MORSI A TE, VITA MEA
VAN DIEMEN’S LAND
di Jonathan auf der Heide (Australia 2009)
Trama: metti che sei un carcerato perché hai fatto un po’ il diavolo della Tasmania, e ti prende la mania di scappare. Succede poi che scappi insieme ad altri sette detenuti. E cammina cammina cammina nella foresta, ecco che ti viene fame… E la fame, si sa, non guarda in faccia a nessuno: ecco che inizi a immaginarti Matthew in salamoia, Robert bollito, Edward alla friccasea. E ricordati di lasciare un posticino per il dessert: occhi di William canditi! Buon appetito!
Da leccarsi i baffi. Un film cannibale, teso e livido (come la sua perfetta fotografia). Questa volta il “tratto da una storia vera” dà quel tocco morbosetto in più che non guasta. Trattasi di storia ottocentesca australiana, quando i detenuti venivano spediti in lande desolate e invece di avere intorno mura alte tre metri, c’erano liane, alberi e caldo umido che ti cuoce. Scappare era un atto più di coraggio che di libertà. Vuole che tale Alexander Pearce scappò con altri sette. Lo ritrovarono da solo, sazio dei suoi compagni. Non pago, qualche anno dopo, riuscì in una nuova fuga, insieme a uno sfortunato ignaro galeotto… Come ti sbagli: ritrovarono Pearce, solo, con in saccoccia i resti del tapino.
La regia del film spinge l’accelleratore (o meglio il freno) su un andamento documentaristico, senza lasciarsi mai andare a sensazionalismi gratuiti (non ci sono per dire teste scoperchiate con cuccume ficcate dentro e spargimenti di sangue tipo “offro da bere a tutti, aprigli la giugulare”). Ci sono uomini. C’è la natura. Con tutti gli incastri possibili: gli uomini e la loro di natura, sapete da voi che non siamo proprio gli animali più docili che esistono. Anzi siamo i peggio selvaggi, mascherati in vestitini alla moda. Poi c’è la natura pura, le distese di foresta incontaminata, e la natura lo odia forte l’uomo. Noi pensiamo di averla domata, e invece ci sono più posti al mondo dove l’uomo non ha mai mosso un passo di quanti ne abbia calpestati e calpestato è proprio la parola adatta. Quando si presenta l’occasione, la natura è una vera badass: ci frantuma a suon di pioggia, rapide, muschi e licheni. Non sarà che, come si chiede il protagonista, all’inferno ci siamo già? Van Diemen’s Land ha il merito di essere un film dedicato alla propria Terra, l’Australia, dove ancora oggi se stai a casa e ti manca il sale, devi prendere il treno per andarne a chiedere un po’ al vicino. Poi nel caso il sale lo metti direttamente sul vicino, così lo insaporisci.

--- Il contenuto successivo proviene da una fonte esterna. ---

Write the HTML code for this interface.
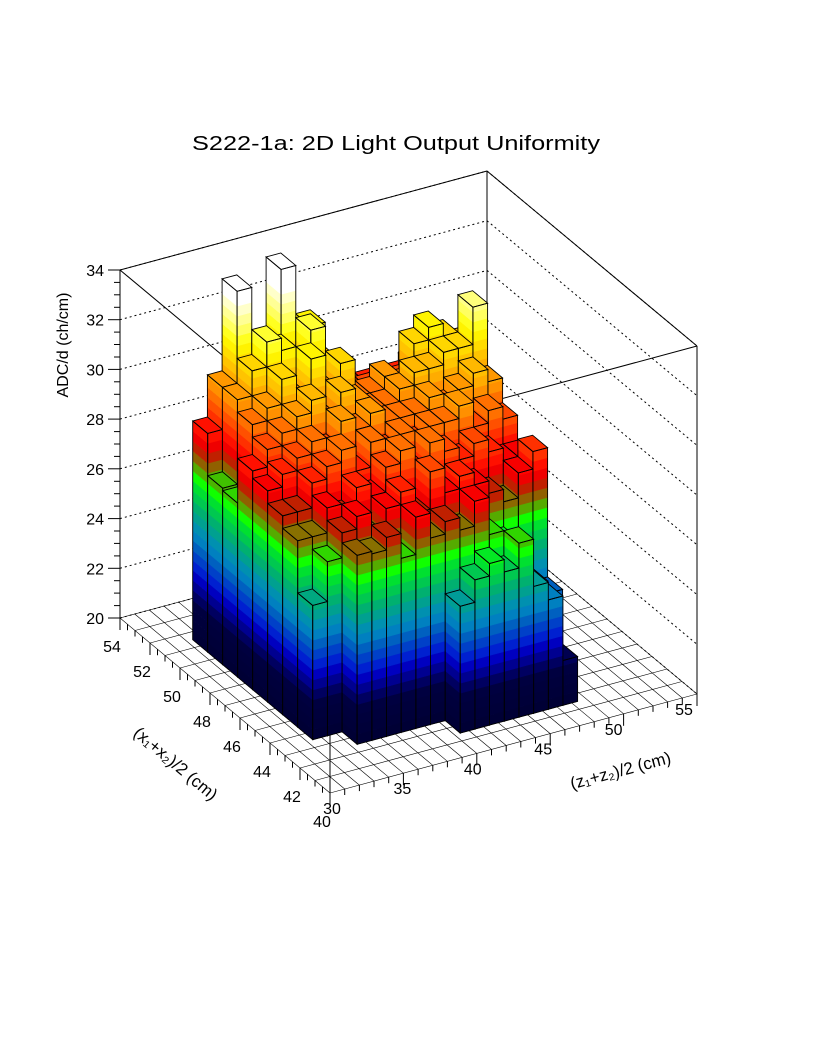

Il fatto è che il cannibalismo è una materia superaffascinante di per sé. Non vi è mai capitato di dire “ti mangerei” all’amato? Ha qualcosa che riguarda le parole “istinto”, “primordiale”, “possesso totale”. In questo caso certo, c’è il fattore sopravvivenza, e l’uomo si sa, non è che si fa parlare dietro se c’è da sopravvivere, anche se vivere prevede di sgranocchiarsi l’amico.
Da vedere, a cena tra amici. A cena con amici. Con gli amici a cena. Cenando con gli amici.
FILM CANNIBALI PER CONTORNO E SOPRAVVIVERE ALL’INVERNO
Alive
Un po’ hollywoodiano, ma gustoso. D’altronde per fare una passeggiata in montagna, devi pur mettere qualcosa tra i denti (non fosse che quello che metti sotto i denti potrebbe essere provvisto di dentiera).
Cannibal Love (aka Mangiata Viva)
Beatrice Dalle e Vincent Gallo, che già nella vita non è che stanno proprio bene bene, si prenderebbero a mozzichi da quanto si vogliono.
Gnaw! e Dying Breed
Dove tra l’Inghilterra e (ancora) l’Australia seguiamo le rocambolesche gesta di gruppi di idioti che finiscono in bocca (letteralmente) a redneck cannibali.
A presto, vado a mangiarmi una buona barretta di Soylent Green, altro che pomodori verdi fritti!